Degradation Frequency Curve: An Explicit Frequency-Quantified Representation for All-in-One Image Restoration
For the field of blind image restoration, this work provides a novel explicit representation of degradation that improves performance and generalization across diverse and unseen degradation types.
The paper introduces the Degradation Frequency Curve (DFC), a spectral representation that quantifies degradation responses in the frequency domain, enabling all-in-one image restoration. The proposed DFC-IR framework achieves state-of-the-art performance on standard, composite, unseen, and real-world degradation benchmarks, with improved generalization under complex degradation profiles.

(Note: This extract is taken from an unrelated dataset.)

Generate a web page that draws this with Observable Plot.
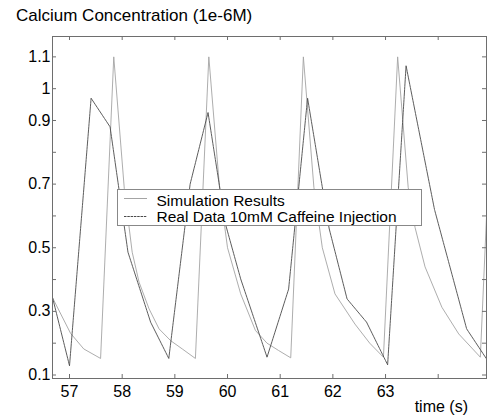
<!DOCTYPE html>
<html>
<head>
<meta charset="utf-8">
<script src="https://cdn.jsdelivr.net/npm/d3@7"></script>
<script src="https://cdn.jsdelivr.net/npm/@observablehq/plot@0.6"></script>
<style>
  html, body { margin: 0; padding: 0; background: #fff; }
  #wrap { position: relative; width: 488px; height: 420px; font-family: "Liberation Sans", Arial, sans-serif; }
  #title { position: absolute; left: 16px; top: 6.5px; font-size: 17px; line-height: 1; color: #000; white-space: nowrap; }
  #legend { position: absolute; left: 117px; top: 189px; }
</style>
</head>
<body>
<div id="wrap">
  <div id="chart"></div>
  <div id="title">Calcium Concentration (1e-6M)</div>
  <svg id="legend" width="305" height="37"></svg>
</div>
<script>
// ---- data ----
const simTime = [56.68, 57.02, 57.27, 57.59, 57.84, 58.04, 58.19, 58.32, 58.51, 58.70, 58.92, 59.14, 59.39,
                 59.645, 59.85, 60.00, 60.25, 60.53, 60.75, 60.97, 61.20,
                 61.44, 61.64, 61.80, 62.04, 62.42, 62.70, 62.96,
                 63.23, 63.43, 63.56, 63.75, 64.07, 64.39, 64.80, 65.05];
const simCa   = [0.342, 0.231, 0.182, 0.152, 1.10, 0.686, 0.486, 0.392, 0.308, 0.245, 0.208, 0.182, 0.152,
                 1.10, 0.686, 0.50, 0.355, 0.240, 0.200, 0.177, 0.154,
                 1.10, 0.690, 0.500, 0.355, 0.260, 0.200, 0.156,
                 1.10, 0.690, 0.564, 0.440, 0.313, 0.229, 0.156, 1.10];

const realTime = [56.68, 57.00, 57.41, 57.77, 58.11, 58.54, 58.885, 59.29, 59.63, 59.96, 60.25, 60.75,
                  61.16, 61.52, 61.93, 62.27, 62.64, 63.04, 63.39, 63.93, 64.54, 64.92];
const realCa   = [0.342, 0.129, 0.970, 0.880, 0.486, 0.266, 0.152, 0.700, 0.925, 0.575, 0.402, 0.156,
                  0.370, 0.970, 0.560, 0.339, 0.266, 0.132, 1.072, 0.620, 0.245, 0.150];

const xTickValues = [57, 58, 59, 60, 61, 62, 63, 64];
const xTickLabels = [57, 58, 59, 60, 61, 62, 63];
const yTickValues = [0.1, 0.2, 0.3, 0.4, 0.5, 0.6, 0.7, 0.8, 0.9, 1.0, 1.1];
const yTickLabels = [0.1, 0.3, 0.5, 0.7, 0.9, 1, 1.1];
const seriesNames = ["Simulation Results", "Real Data 10mM Caffeine Injection"];

// ---- layout ----
const W = 488, H = 420, mL = 52, mR = 2, mT = 36, mB = 42;
const frameW = W - mL - mR, frameH = H - mT - mB;
const tick = 4;
const axisColor = "#6e6e6e";
const simColor = "#a4a4a4", realColor = "#4a4a4a", realDash = "2.5,0.8";

const sim = simTime.map((t, i) => ({t, v: simCa[i]}));
const real = realTime.map((t, i) => ({t, v: realCa[i]}));

const chart = Plot.plot({
  width: W, height: H,
  marginLeft: mL, marginRight: mR, marginTop: mT, marginBottom: mB,
  style: {fontFamily: "'Liberation Sans', Arial, sans-serif", fontSize: "16px", background: "#fff", color: "#000"},
  x: {domain: [56.677, 64.917]},
  y: {domain: [0.089, 1.164]},
  marks: [
    Plot.line(sim, {x: "t", y: "v", stroke: simColor, strokeWidth: 0.9, clip: true}),
    Plot.line(real, {x: "t", y: "v", stroke: realColor, strokeWidth: 0.9, strokeDasharray: realDash, clip: true}),
    Plot.gridX(xTickValues, {insetTop: frameH - tick, stroke: axisColor, strokeOpacity: 1}),
    Plot.gridX(xTickValues, {insetBottom: frameH - tick, stroke: axisColor, strokeOpacity: 1}),
    Plot.gridY(yTickValues, {insetRight: frameW - tick, stroke: axisColor, strokeOpacity: 1}),
    Plot.gridY(yTickValues, {insetLeft: frameW - tick, stroke: axisColor, strokeOpacity: 1}),
    Plot.frame({stroke: axisColor}),
    Plot.axisX(xTickLabels, {tickSize: 0, tickPadding: 7, label: null, fontSize: 16, tickFormat: d => String(d)}),
    Plot.axisY(yTickLabels, {tickSize: 0, tickPadding: 2, label: null, fontSize: 16, tickFormat: d => String(d)}),
    Plot.text(["time (s)"], {frameAnchor: "bottom-right", dx: -18.5, dy: 33, textAnchor: "end", fontSize: 16})
  ]
});
document.getElementById("chart").appendChild(chart);

// ---- legend ----
const leg = d3.select("#legend");
leg.append("rect").attr("x", 0.5).attr("y", 0.5).attr("width", 304).attr("height", 36)
  .attr("fill", "#fff").attr("stroke", "#888");
const rows = [
  {name: seriesNames[0], stroke: simColor, dash: null, ly: 9.5, ty: 17},
  {name: seriesNames[1], stroke: realColor, dash: realDash, ly: 27.5, ty: 32.7}
];
rows.forEach(r => {
  leg.append("line").attr("x1", 7).attr("x2", 30).attr("y1", r.ly).attr("y2", r.ly)
    .attr("stroke", r.stroke).attr("stroke-width", 1).attr("stroke-dasharray", r.dash);
  leg.append("text").attr("x", 39.5).attr("y", r.ty).text(r.name)
    .attr("font-family", "'Liberation Sans', Arial, sans-serif").attr("font-size", 15.5).attr("fill", "#000");
});
</script>
</body>
</html>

A fundamental difficulty in all-in-one blind image restoration is that degradation is usually treated as an implicit factor hidden in degraded-to-clean mapping, rather than as an explicit object that can be measured and manipulated. This limitation becomes more pronounced under mixed, compound, or unseen degradation conditions, where degradation effects are hard to assign to predefined labels or task-specific parameters. We propose the Degradation Frequency Curve (DFC), a structured spectral representation that quantifies degradation responses by measuring band-wise residual-to-degraded energy ratios in the frequency domain. DFC converts visually entangled and hard-to-describe degradation effects into a measurable degradation coordinate space. Moreover, DFC can be adaptively decomposed into band-wise spectral tokens, allowing local degradation responses to be represented as reusable restoration priors. Based on this representation, we develop the DFC-guided Image Restorer (DFC-IR), a token-conditioned multi-scale framework that progressively estimates DFCs from intermediate restorations and uses the resulting spectral tokens to guide degradation-aware restoration in a coarse-to-fine manner. Extensive experiments on standard, composite, unseen, and real-world degradation benchmarks show that DFC provides an effective representation basis for all-in-one restoration, leading to state-of-the-art performance and improved generalization under complex degradation profiles.